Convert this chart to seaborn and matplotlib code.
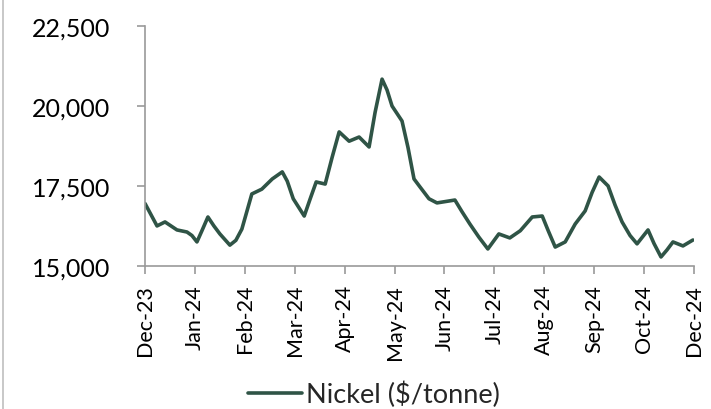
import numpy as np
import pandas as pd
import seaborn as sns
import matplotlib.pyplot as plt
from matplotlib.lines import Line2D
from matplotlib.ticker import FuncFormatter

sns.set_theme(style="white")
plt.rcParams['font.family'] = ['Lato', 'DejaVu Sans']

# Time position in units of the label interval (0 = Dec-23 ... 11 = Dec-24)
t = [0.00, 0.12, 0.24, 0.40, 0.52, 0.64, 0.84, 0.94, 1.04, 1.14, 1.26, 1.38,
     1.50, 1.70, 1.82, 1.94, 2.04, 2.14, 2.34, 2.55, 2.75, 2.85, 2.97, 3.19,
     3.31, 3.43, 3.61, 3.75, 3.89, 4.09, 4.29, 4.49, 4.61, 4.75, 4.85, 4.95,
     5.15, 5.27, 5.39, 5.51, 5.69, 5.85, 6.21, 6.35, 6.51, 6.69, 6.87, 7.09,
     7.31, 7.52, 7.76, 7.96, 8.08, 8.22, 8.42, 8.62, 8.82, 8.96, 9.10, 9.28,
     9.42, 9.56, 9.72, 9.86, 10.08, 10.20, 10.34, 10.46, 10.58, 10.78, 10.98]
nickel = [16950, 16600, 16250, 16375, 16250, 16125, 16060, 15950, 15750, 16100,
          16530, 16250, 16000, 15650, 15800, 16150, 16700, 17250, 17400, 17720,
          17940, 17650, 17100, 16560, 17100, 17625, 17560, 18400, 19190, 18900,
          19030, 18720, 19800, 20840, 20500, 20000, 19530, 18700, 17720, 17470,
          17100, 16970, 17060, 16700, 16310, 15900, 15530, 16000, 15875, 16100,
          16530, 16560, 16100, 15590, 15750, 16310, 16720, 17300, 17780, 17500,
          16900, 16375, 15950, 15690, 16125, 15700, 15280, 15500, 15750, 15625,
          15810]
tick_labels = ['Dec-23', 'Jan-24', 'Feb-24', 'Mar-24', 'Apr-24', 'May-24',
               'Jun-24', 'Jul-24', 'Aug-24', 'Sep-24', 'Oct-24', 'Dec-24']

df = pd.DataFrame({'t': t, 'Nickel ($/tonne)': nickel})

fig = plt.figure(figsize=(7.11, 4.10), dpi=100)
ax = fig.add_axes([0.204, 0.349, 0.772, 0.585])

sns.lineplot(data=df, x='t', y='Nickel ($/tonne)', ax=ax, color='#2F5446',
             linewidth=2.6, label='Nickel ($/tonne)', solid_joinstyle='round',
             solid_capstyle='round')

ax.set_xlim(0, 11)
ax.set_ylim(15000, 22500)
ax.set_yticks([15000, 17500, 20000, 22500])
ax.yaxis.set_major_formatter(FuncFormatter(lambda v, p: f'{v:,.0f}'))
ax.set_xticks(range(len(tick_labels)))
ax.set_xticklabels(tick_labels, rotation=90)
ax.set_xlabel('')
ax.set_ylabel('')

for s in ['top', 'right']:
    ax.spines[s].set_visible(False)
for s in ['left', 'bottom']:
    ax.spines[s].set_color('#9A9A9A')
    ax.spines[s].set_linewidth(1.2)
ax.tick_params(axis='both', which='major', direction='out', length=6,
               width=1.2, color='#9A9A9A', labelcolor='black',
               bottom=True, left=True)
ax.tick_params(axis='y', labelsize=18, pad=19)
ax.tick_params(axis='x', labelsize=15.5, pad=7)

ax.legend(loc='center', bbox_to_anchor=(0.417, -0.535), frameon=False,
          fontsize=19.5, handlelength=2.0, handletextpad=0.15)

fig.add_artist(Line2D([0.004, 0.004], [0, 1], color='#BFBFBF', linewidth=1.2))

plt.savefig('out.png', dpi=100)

____________

▶ [Written request] Give the data above again in full and unchanged, skipping the pictures.

▶ [Correct response]
Convert this chart to seaborn and matplotlib code.
import numpy as np
import pandas as pd
import seaborn as sns
import matplotlib.pyplot as plt
from matplotlib.lines import Line2D
from matplotlib.ticker import FuncFormatter

sns.set_theme(style="white")
plt.rcParams['font.family'] = ['Lato', 'DejaVu Sans']

# Time position in units of the label interval (0 = Dec-23 ... 11 = Dec-24)
t = [0.00, 0.12, 0.24, 0.40, 0.52, 0.64, 0.84, 0.94, 1.04, 1.14, 1.26, 1.38,
     1.50, 1.70, 1.82, 1.94, 2.04, 2.14, 2.34, 2.55, 2.75, 2.85, 2.97, 3.19,
     3.31, 3.43, 3.61, 3.75, 3.89, 4.09, 4.29, 4.49, 4.61, 4.75, 4.85, 4.95,
     5.15, 5.27, 5.39, 5.51, 5.69, 5.85, 6.21, 6.35, 6.51, 6.69, 6.87, 7.09,
     7.31, 7.52, 7.76, 7.96, 8.08, 8.22, 8.42, 8.62, 8.82, 8.96, 9.10, 9.28,
     9.42, 9.56, 9.72, 9.86, 10.08, 10.20, 10.34, 10.46, 10.58, 10.78, 10.98]
nickel = [16950, 16600, 16250, 16375, 16250, 16125, 16060, 15950, 15750, 16100,
          16530, 16250, 16000, 15650, 15800, 16150, 16700, 17250, 17400, 17720,
          17940, 17650, 17100, 16560, 17100, 17625, 17560, 18400, 19190, 18900,
          19030, 18720, 19800, 20840, 20500, 20000, 19530, 18700, 17720, 17470,
          17100, 16970, 17060, 16700, 16310, 15900, 15530, 16000, 15875, 16100,
          16530, 16560, 16100, 15590, 15750, 16310, 16720, 17300, 17780, 17500,
          16900, 16375, 15950, 15690, 16125, 15700, 15280, 15500, 15750, 15625,
          15810]
tick_labels = ['Dec-23', 'Jan-24', 'Feb-24', 'Mar-24', 'Apr-24', 'May-24',
               'Jun-24', 'Jul-24', 'Aug-24', 'Sep-24', 'Oct-24', 'Dec-24']

df = pd.DataFrame({'t': t, 'Nickel ($/tonne)': nickel})

fig = plt.figure(figsize=(7.11, 4.10), dpi=100)
ax = fig.add_axes([0.204, 0.349, 0.772, 0.585])

sns.lineplot(data=df, x='t', y='Nickel ($/tonne)', ax=ax, color='#2F5446',
             linewidth=2.6, label='Nickel ($/tonne)', solid_joinstyle='round',
             solid_capstyle='round')

ax.set_xlim(0, 11)
ax.set_ylim(15000, 22500)
ax.set_yticks([15000, 17500, 20000, 22500])
ax.yaxis.set_major_formatter(FuncFormatter(lambda v, p: f'{v:,.0f}'))
ax.set_xticks(range(len(tick_labels)))
ax.set_xticklabels(tick_labels, rotation=90)
ax.set_xlabel('')
ax.set_ylabel('')

for s in ['top', 'right']:
    ax.spines[s].set_visible(False)
for s in ['left', 'bottom']:
    ax.spines[s].set_color('#9A9A9A')
    ax.spines[s].set_linewidth(1.2)
ax.tick_params(axis='both', which='major', direction='out', length=6,
               width=1.2, color='#9A9A9A', labelcolor='black',
               bottom=True, left=True)
ax.tick_params(axis='y', labelsize=18, pad=19)
ax.tick_params(axis='x', labelsize=15.5, pad=7)

ax.legend(loc='center', bbox_to_anchor=(0.417, -0.535), frameon=False,
          fontsize=19.5, handlelength=2.0, handletextpad=0.15)

fig.add_artist(Line2D([0.004, 0.004], [0, 1], color='#BFBFBF', linewidth=1.2))

plt.savefig('out.png', dpi=100)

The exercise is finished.